Paris-based Pernod Ricard, owner of Mumm, Absolut Vodka, Martell Cognac and Chivas Regal, posted a 1 per cent fall in first-quarter sales. Its sales in Asia/Rest of World - which account for 40 per cent of turnover - fell 6 per cent, driven by double-digit falls in shipments to China.

Last week Treasury Wine Estates said demand for wine in China was softening in the wake of March's leadership change in Beijing and a fresh austerity drive.

Chairman Paul Rayner told shareholders at Treasury's annual meeting the company was detecting signs of a slowdown in demand for its brands in China.

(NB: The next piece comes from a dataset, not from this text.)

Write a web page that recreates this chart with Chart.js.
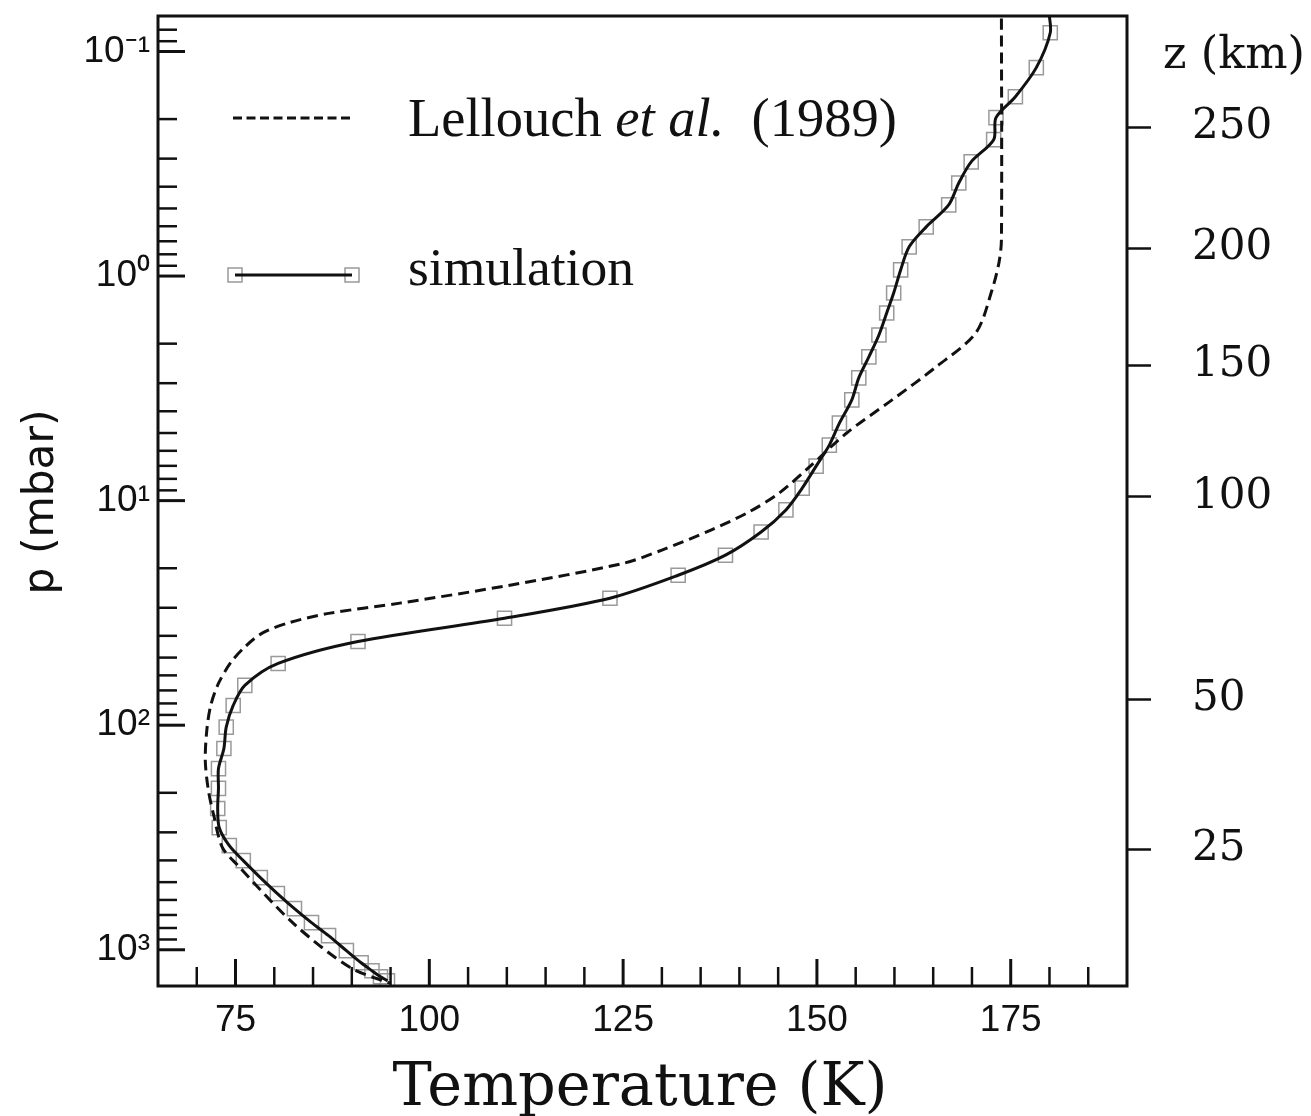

Pernod Ricard underlined the pressure on premium brands in China. Global sales for its two leading luxury brands, Martell and Chivas Regal, fell by 12 and 9 per cent respectively. It is believed that spending on premium drinks at karaoke bars and restaurants have been hit particularly hard.

The fall in sales was against 10 per cent-plus growth for Martell, Jacob's Creek and Absolut in the year to June, with analysts estimating underlying growth in China was now in the low single digits. Rival drinks maker Remy Cointreau also recently reported weak half-year sales.

China had been a boom market for upmarket brand owners and helped repair holes in budgets caused by poor economic conditions in Europe and the US.

Australian winemakers have also sought to gain from Chinese demand for luxury brands. Last year Treasury sliced the size of the allocation of Penfolds Grange for local drinkers to direct more of the wine to wealthy Asian markets.

"Following commentary from other premium beverages and luxury goods businesses, we have been concerned for some time that the change in political leadership in China and the associated austerity measures would weigh on demand for Treasury's premium wines," Deutsche Bank analyst Michael Simotas said.

"In our view, Treasury's strong second-half 2013 results were underpinned by a very large Penfolds allocation which masked the austerity impact."